The commission concluded that the proximate cause of the Icelandic banks’ demise in October 2008 was their inability to access funds in wholesale debt markets.
This was a problem shared by many major financial institutions in the wake of Lehman Brothers’ collapse. However, the Icelandic banks were particularly vulnerable to such a market disruption because of issues first raised by outside analysts in early 2006.
‘‘Even with such clear warnings, the banks had not managed or communicated their situations very effectively to world financial markets,” it said.
‘‘The sub-prime financial crisis surely added pressure on the banks, particularly after Lehman Brothers failed in mid-September 2008.
‘‘However, the banks had ignored repeated warnings that their size and rapid expansion exposed them to great risks.
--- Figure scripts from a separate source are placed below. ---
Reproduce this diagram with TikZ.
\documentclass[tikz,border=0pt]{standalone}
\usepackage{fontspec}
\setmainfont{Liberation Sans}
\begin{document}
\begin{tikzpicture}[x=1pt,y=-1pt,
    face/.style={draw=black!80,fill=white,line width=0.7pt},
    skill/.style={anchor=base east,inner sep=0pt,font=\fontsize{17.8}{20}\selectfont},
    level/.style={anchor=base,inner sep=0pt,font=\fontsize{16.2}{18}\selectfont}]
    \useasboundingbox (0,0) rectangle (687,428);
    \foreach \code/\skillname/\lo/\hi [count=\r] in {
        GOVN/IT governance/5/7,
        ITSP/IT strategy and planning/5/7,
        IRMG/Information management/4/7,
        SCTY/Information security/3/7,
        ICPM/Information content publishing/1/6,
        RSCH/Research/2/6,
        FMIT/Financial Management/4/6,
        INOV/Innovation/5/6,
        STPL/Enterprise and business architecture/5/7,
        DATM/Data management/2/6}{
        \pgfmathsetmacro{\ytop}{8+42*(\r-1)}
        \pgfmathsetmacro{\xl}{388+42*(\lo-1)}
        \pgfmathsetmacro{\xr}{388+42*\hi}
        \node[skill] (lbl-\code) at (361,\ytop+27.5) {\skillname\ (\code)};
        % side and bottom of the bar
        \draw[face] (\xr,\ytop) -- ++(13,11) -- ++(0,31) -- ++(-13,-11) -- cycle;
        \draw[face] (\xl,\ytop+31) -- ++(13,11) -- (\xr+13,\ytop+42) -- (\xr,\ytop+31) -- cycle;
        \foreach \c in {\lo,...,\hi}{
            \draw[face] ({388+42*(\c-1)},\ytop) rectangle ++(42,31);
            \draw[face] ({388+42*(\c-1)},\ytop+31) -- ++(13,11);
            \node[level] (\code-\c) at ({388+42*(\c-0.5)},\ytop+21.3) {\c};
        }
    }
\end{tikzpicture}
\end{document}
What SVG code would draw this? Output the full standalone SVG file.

It seems likely that they would have come to grief eventually, even without a worldwide financial crisis.”
It would be interesting to establish whether the February and September 2006 Fitch reports were known to the Central Bank, the Financial Regulator, the Department of Finance, the banks and the government, and what action the authorities and banks took after digesting the content of those reports.
One thing is sure, though: the Fitch report didn’t stop Bank of Ireland producing a second Wealth of Nations report on July 30, 2007. By then, Bank of Ireland was telling us that there were 33,000 millionaires in Ireland, an increase of 10 per cent on the previous year following another year of ‘robust growth’ in household debt.
At the time the report was published, household debt had increased to 178 per cent of disposable income, but the bank was still arguing that ‘‘the overall level of assets clearly supports this level of debt’’.
I still have a copy of the report sitting on my shelf. It is printed on high-quality paper and bound in a deep red cover on which the words ‘The Wealth of the Nation’ are embossed in gold writing – a testament to the hubris of another era.